- [Description of the task]: Give the listing again exactly, omitting its images.
-- BEGIN --
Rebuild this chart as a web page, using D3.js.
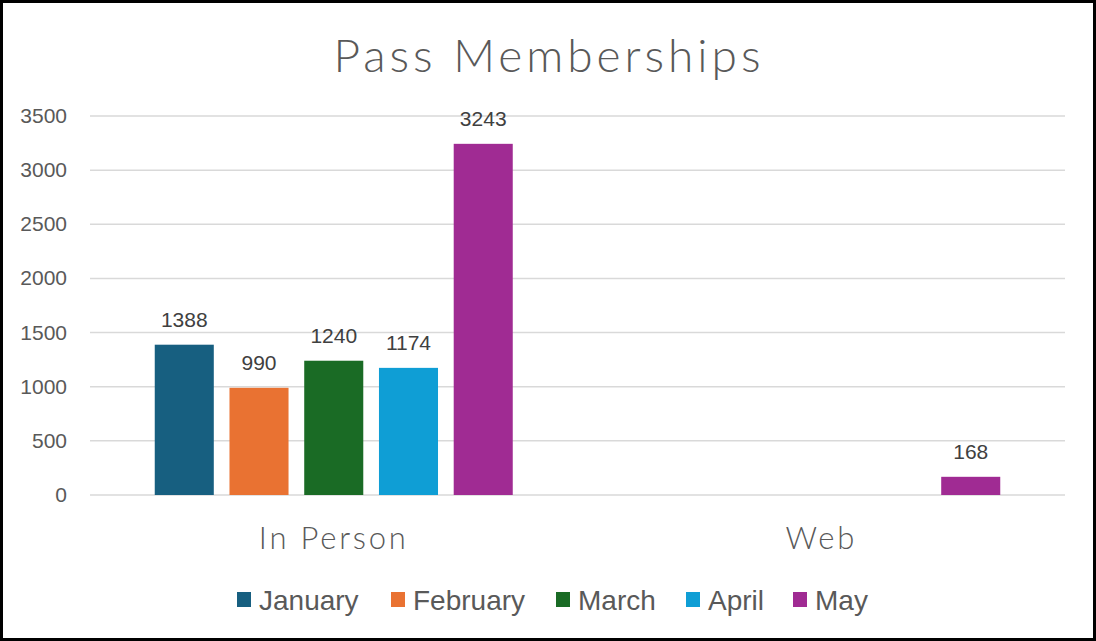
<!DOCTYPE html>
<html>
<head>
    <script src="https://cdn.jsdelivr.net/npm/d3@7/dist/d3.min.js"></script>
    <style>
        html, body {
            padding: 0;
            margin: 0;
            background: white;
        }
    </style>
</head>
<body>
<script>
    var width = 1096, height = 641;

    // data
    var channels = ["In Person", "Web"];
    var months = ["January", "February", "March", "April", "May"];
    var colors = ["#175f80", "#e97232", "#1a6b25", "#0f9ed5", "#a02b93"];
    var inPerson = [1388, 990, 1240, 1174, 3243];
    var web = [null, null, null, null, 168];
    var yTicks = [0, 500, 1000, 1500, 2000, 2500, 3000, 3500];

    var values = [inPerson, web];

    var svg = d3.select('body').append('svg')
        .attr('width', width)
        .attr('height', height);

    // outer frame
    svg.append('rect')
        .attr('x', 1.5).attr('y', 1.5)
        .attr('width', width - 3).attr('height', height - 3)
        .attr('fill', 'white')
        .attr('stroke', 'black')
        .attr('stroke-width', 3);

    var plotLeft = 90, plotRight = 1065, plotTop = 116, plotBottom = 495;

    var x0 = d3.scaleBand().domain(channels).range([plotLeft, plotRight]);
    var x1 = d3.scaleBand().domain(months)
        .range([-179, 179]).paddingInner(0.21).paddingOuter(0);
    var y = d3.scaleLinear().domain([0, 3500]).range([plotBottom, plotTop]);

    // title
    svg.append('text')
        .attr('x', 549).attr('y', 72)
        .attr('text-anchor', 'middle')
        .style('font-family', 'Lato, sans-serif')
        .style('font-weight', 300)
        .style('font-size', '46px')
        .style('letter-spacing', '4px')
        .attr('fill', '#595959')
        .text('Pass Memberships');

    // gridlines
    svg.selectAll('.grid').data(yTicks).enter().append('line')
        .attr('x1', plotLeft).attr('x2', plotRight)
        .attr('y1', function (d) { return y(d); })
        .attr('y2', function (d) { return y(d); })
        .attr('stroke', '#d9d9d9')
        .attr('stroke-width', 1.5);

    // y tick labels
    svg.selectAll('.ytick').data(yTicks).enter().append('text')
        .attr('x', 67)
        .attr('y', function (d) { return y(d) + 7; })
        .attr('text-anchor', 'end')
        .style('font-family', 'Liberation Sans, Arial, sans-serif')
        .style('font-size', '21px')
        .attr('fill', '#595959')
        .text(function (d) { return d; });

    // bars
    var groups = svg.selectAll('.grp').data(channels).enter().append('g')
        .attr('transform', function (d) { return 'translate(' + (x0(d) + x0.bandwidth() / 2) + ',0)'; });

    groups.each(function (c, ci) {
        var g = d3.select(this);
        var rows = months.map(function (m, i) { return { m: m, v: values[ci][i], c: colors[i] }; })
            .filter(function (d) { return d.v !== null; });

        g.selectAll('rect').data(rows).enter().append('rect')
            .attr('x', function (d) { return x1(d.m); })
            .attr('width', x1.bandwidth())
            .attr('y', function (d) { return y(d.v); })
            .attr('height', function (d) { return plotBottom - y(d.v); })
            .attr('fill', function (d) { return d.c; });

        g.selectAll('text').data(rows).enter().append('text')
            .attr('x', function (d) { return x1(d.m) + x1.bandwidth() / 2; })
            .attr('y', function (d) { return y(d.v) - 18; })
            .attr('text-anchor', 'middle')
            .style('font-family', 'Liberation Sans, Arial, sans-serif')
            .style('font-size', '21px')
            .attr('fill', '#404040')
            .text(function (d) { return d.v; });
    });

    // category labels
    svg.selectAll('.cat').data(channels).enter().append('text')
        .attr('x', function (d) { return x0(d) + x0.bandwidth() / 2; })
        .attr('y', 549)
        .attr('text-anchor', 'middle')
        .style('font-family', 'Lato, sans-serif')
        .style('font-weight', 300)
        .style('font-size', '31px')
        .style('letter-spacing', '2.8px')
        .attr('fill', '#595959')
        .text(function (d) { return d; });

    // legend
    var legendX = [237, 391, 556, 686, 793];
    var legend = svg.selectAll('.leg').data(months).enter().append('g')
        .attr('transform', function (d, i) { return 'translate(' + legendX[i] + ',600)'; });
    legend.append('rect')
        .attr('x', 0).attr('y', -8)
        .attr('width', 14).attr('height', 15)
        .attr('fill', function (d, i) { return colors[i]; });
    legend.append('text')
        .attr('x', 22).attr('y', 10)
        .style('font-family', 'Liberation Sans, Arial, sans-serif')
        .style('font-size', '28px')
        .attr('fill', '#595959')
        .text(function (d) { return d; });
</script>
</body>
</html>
-- END --
- [Solution to this problem]:
Rebuild this chart as a web page, using D3.js.
<!DOCTYPE html>
<html>
<head>
    <script src="https://cdn.jsdelivr.net/npm/d3@7/dist/d3.min.js"></script>
    <style>
        html, body {
            padding: 0;
            margin: 0;
            background: white;
        }
    </style>
</head>
<body>
<script>
    var width = 1096, height = 641;

    // data
    var channels = ["In Person", "Web"];
    var months = ["January", "February", "March", "April", "May"];
    var colors = ["#175f80", "#e97232", "#1a6b25", "#0f9ed5", "#a02b93"];
    var inPerson = [1388, 990, 1240, 1174, 3243];
    var web = [null, null, null, null, 168];
    var yTicks = [0, 500, 1000, 1500, 2000, 2500, 3000, 3500];

    var values = [inPerson, web];

    var svg = d3.select('body').append('svg')
        .attr('width', width)
        .attr('height', height);

    // outer frame
    svg.append('rect')
        .attr('x', 1.5).attr('y', 1.5)
        .attr('width', width - 3).attr('height', height - 3)
        .attr('fill', 'white')
        .attr('stroke', 'black')
        .attr('stroke-width', 3);

    var plotLeft = 90, plotRight = 1065, plotTop = 116, plotBottom = 495;

    var x0 = d3.scaleBand().domain(channels).range([plotLeft, plotRight]);
    var x1 = d3.scaleBand().domain(months)
        .range([-179, 179]).paddingInner(0.21).paddingOuter(0);
    var y = d3.scaleLinear().domain([0, 3500]).range([plotBottom, plotTop]);

    // title
    svg.append('text')
        .attr('x', 549).attr('y', 72)
        .attr('text-anchor', 'middle')
        .style('font-family', 'Lato, sans-serif')
        .style('font-weight', 300)
        .style('font-size', '46px')
        .style('letter-spacing', '4px')
        .attr('fill', '#595959')
        .text('Pass Memberships');

    // gridlines
    svg.selectAll('.grid').data(yTicks).enter().append('line')
        .attr('x1', plotLeft).attr('x2', plotRight)
        .attr('y1', function (d) { return y(d); })
        .attr('y2', function (d) { return y(d); })
        .attr('stroke', '#d9d9d9')
        .attr('stroke-width', 1.5);

    // y tick labels
    svg.selectAll('.ytick').data(yTicks).enter().append('text')
        .attr('x', 67)
        .attr('y', function (d) { return y(d) + 7; })
        .attr('text-anchor', 'end')
        .style('font-family', 'Liberation Sans, Arial, sans-serif')
        .style('font-size', '21px')
        .attr('fill', '#595959')
        .text(function (d) { return d; });

    // bars
    var groups = svg.selectAll('.grp').data(channels).enter().append('g')
        .attr('transform', function (d) { return 'translate(' + (x0(d) + x0.bandwidth() / 2) + ',0)'; });

    groups.each(function (c, ci) {
        var g = d3.select(this);
        var rows = months.map(function (m, i) { return { m: m, v: values[ci][i], c: colors[i] }; })
            .filter(function (d) { return d.v !== null; });

        g.selectAll('rect').data(rows).enter().append('rect')
            .attr('x', function (d) { return x1(d.m); })
            .attr('width', x1.bandwidth())
            .attr('y', function (d) { return y(d.v); })
            .attr('height', function (d) { return plotBottom - y(d.v); })
            .attr('fill', function (d) { return d.c; });

        g.selectAll('text').data(rows).enter().append('text')
            .attr('x', function (d) { return x1(d.m) + x1.bandwidth() / 2; })
            .attr('y', function (d) { return y(d.v) - 18; })
            .attr('text-anchor', 'middle')
            .style('font-family', 'Liberation Sans, Arial, sans-serif')
            .style('font-size', '21px')
            .attr('fill', '#404040')
            .text(function (d) { return d.v; });
    });

    // category labels
    svg.selectAll('.cat').data(channels).enter().append('text')
        .attr('x', function (d) { return x0(d) + x0.bandwidth() / 2; })
        .attr('y', 549)
        .attr('text-anchor', 'middle')
        .style('font-family', 'Lato, sans-serif')
        .style('font-weight', 300)
        .style('font-size', '31px')
        .style('letter-spacing', '2.8px')
        .attr('fill', '#595959')
        .text(function (d) { return d; });

    // legend
    var legendX = [237, 391, 556, 686, 793];
    var legend = svg.selectAll('.leg').data(months).enter().append('g')
        .attr('transform', function (d, i) { return 'translate(' + legendX[i] + ',600)'; });
    legend.append('rect')
        .attr('x', 0).attr('y', -8)
        .attr('width', 14).attr('height', 15)
        .attr('fill', function (d, i) { return colors[i]; });
    legend.append('text')
        .attr('x', 22).attr('y', 10)
        .style('font-family', 'Liberation Sans, Arial, sans-serif')
        .style('font-size', '28px')
        .attr('fill', '#595959')
        .text(function (d) { return d; });
</script>
</body>
</html>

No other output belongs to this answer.